The idea of probability

1. Explain why we need to talk about chance when we consider a a sample from a simple random sample sampling design.
2. Define probability in terms of a proportion related to long-run frequencies.

Probability rules

1. State the range of values that a probability can take.
2. Recognize when a number can and cannot be a probability.
3. Relate the probability that an event occurs to the probability that the event does not occur.
4. Characterize the probability of an event between 0 and 1 in terms of whether the event will:
   • always occur
   • never occur
   • sometimes occur

Random variables

1. Explain why some variables are considered “random” in statistics, and explain in what sense a random variable is a “number that could have been otherwise.”
2. Give examples of random variables that result from simple random sampling.
3. Recognize and use the notation of an upper case letter (like \(X, Y,\) or \(Z\)) for a random variable, and a lower case letter (like \(x, y,\) or \(z\)) for a particular value the random variable could take.
4. Given the definition of a random variable, determine whether the random variable is discrete or continuous.

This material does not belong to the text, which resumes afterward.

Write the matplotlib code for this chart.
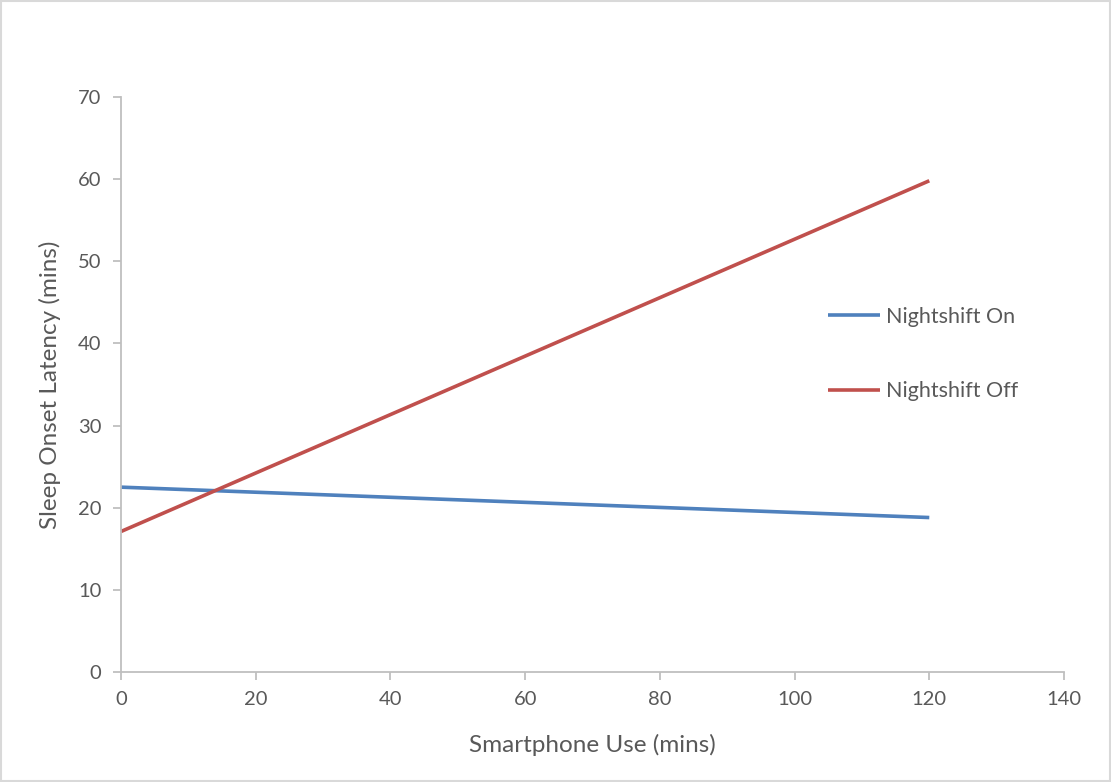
import matplotlib.pyplot as plt

# data (two straight trend lines)
use_mins = [0, 120]
nightshift_on = [22.5, 18.8]
nightshift_off = [17.1, 59.8]

x_ticks = [0, 20, 40, 60, 80, 100, 120, 140]
y_ticks = [0, 10, 20, 30, 40, 50, 60, 70]

plt.rcParams['font.family'] = ['Lato', 'DejaVu Sans']
text_col = '#595959'
axis_col = '#BFBFBF'

fig = plt.figure(figsize=(11.11, 7.82), dpi=100)
ax = fig.add_axes([0.1089, 0.1407, 0.8488, 0.7353])

ax.plot(use_mins, nightshift_on, color='#4F81BD', lw=2.6, label='Nightshift On', solid_capstyle='butt')
ax.plot(use_mins, nightshift_off, color='#C0504D', lw=2.6, label='Nightshift Off', solid_capstyle='butt')

ax.set_xlim(0, 140)
ax.set_ylim(0, 70)
ax.set_xticks(x_ticks)
ax.set_yticks(y_ticks)

for s in ['top', 'right']:
    ax.spines[s].set_visible(False)
for s in ['left', 'bottom']:
    ax.spines[s].set_color(axis_col)
    ax.spines[s].set_linewidth(1.3)
ax.tick_params(colors=axis_col, labelcolor=text_col, labelsize=14.5, length=6, width=1.3, direction='out')
ax.tick_params(axis='x', pad=8)
ax.tick_params(axis='y', pad=8)

ax.set_xlabel('Smartphone Use (mins)', fontsize=17.5, color=text_col, labelpad=18)
ax.set_ylabel('Sleep Onset Latency (mins)', fontsize=17.5, color=text_col, labelpad=12)

leg = ax.legend(loc='center left', bbox_to_anchor=(0.7453, 0.5473), bbox_transform=fig.transFigure,
                frameon=False, fontsize=15.5, borderpad=0, borderaxespad=0, labelspacing=2.55,
                handlelength=2.4, handletextpad=0.28)
for t in leg.get_texts():
    t.set_color(text_col)

# light grey border around the chart area
fig.patches.append(plt.Rectangle((0.001, 0.001), 0.998, 0.998, transform=fig.transFigure,
                                 fill=False, edgecolor='#D9D9D9', lw=1.5))

fig.savefig('out.png', dpi=100)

Discrete versus continuous probability models

1. State the properties of a probability distribution for a discrete random variable, and identify whether a given table can or cannot be a probability distribution.
2. Use a probability distribution to answer probability queries such as \(P(X > a)\), \(P(a < X < b)\), \(P(X \leq a)\), etc., for a discrete random variable \(X\).
3. State the properties of a density curve for a continuous random variable.
4. Relate the probability that a continuous random variable \(X\) falls in an interval to its probability curve.
5. Given a rectangular or triangular density curve for a random variable \(X\), find the probability that \(X\) falls in a given interval.